For those of you reading this that are not familiar with the contractors life at hp, the actual HP employees were issued an ID badge with a blue border, as opposed to the orange or brown border of the SCC's. What that meant in the workplace was that it became next to impossible to get fired. Seriously. I mean you always hear about some guy 3 departments removed getting escorted out for surfing porn during work hours, or about somebody smuggling Post-it's out in coat pockets. But I don't recall anyone I worked with actually saying they knew someone first hand that had been dismissed. Though, I can remember one individual, who was by no means the top performer of the contractors in Department X, change nearly overnight, with the receipt of a blue badge. Metrics changed from 6 hours logging calls to perhaps 3 or 4 a day. Not 3 or 4 hours, but 3 or 4 calls a day. It was difficult to receive a pink slip from these guys.

However, I do recall one person getting the boot during my tenure on the 2nd floor of building 4. I wasn't privy to all the nitty gritty details, but something about hacking during his shift. The rumor I heard included a bank calling HP and questioning IT about the repeated intrusions. Totally hearsay, grain of salt required.

In any event that interview definitely gets filed in the "what were you thinking" drawer. But I digress...

Back to the point, I was asked to assist on this interview, with no outstanding instructions. I asked some generic questions, provided some what-if's and chatted with this fellow to gauge his technical agility. Then, I filled my boss in with my impressions. I get to do it again this afternoon.

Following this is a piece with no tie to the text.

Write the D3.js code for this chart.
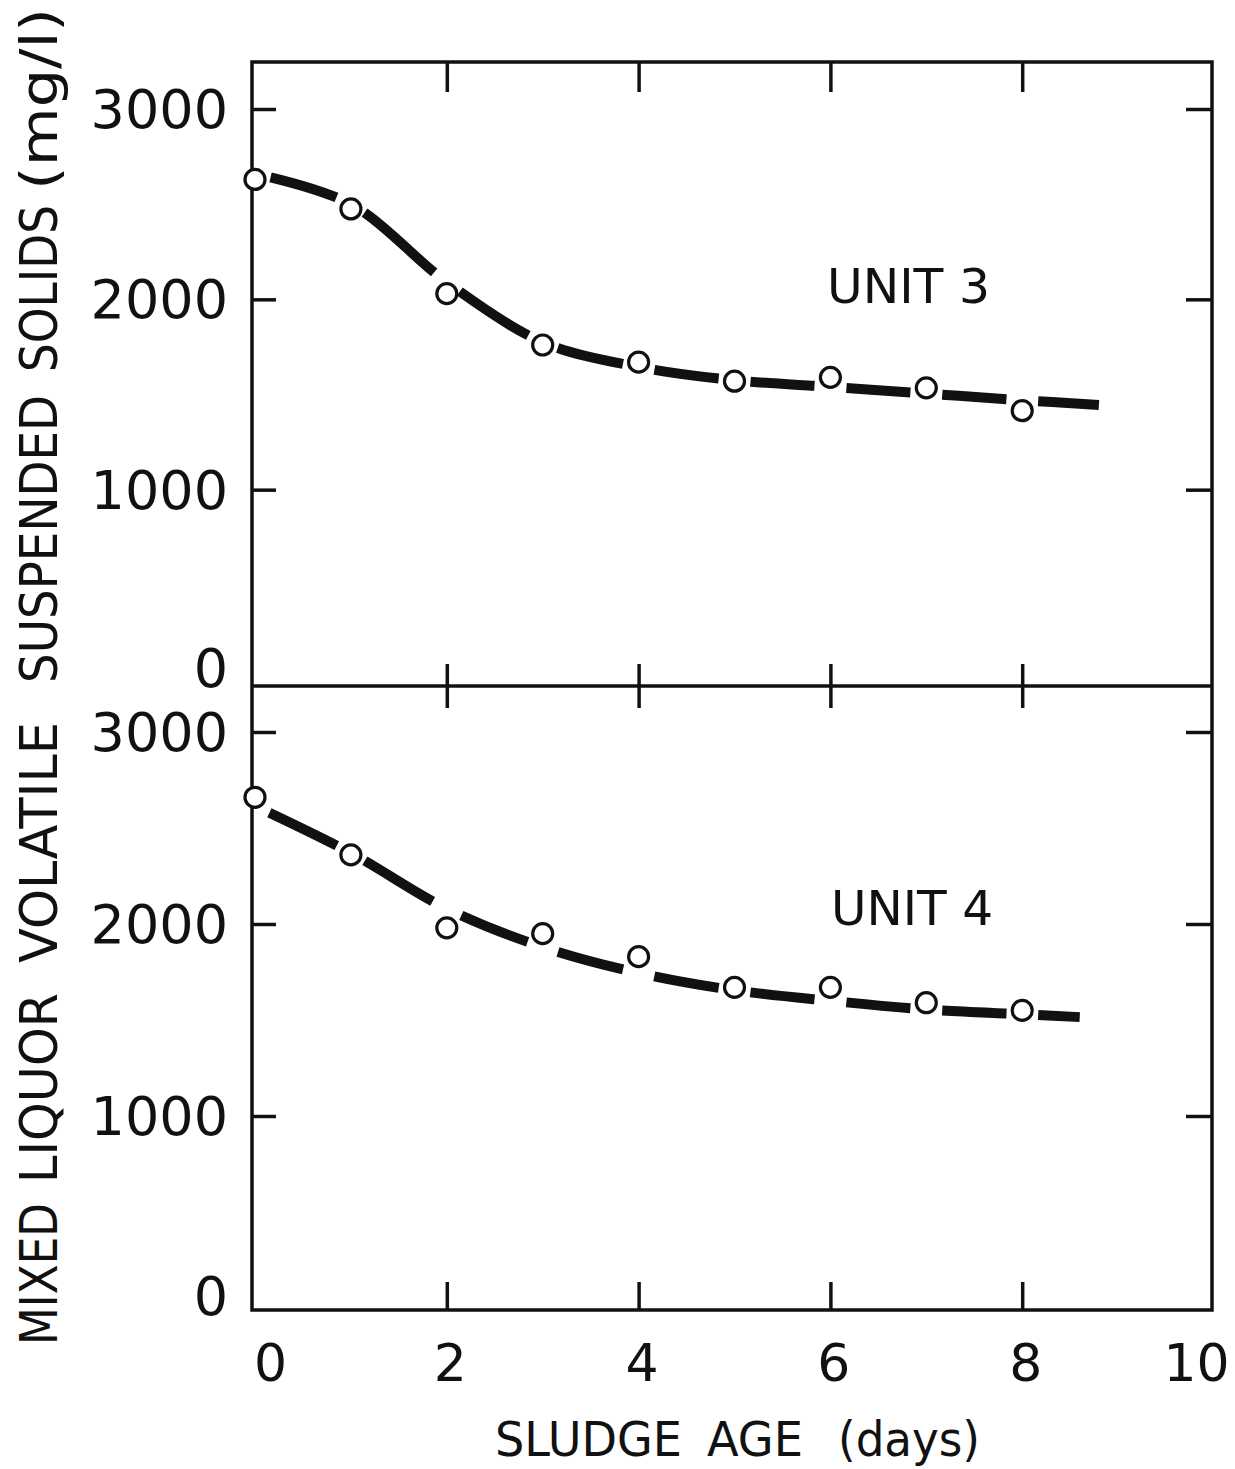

For those of you who conduct interviews a fair amount, do you have any advice on what direction to go for the technical aspect of an interview (I work for an IT support company)? For those of you who are interviewed on a regular basis, what are things you liked or hated about a particular interview? What can I avoid during an interview to not look like a chump and still get a good honest assessment of the technical aptitude?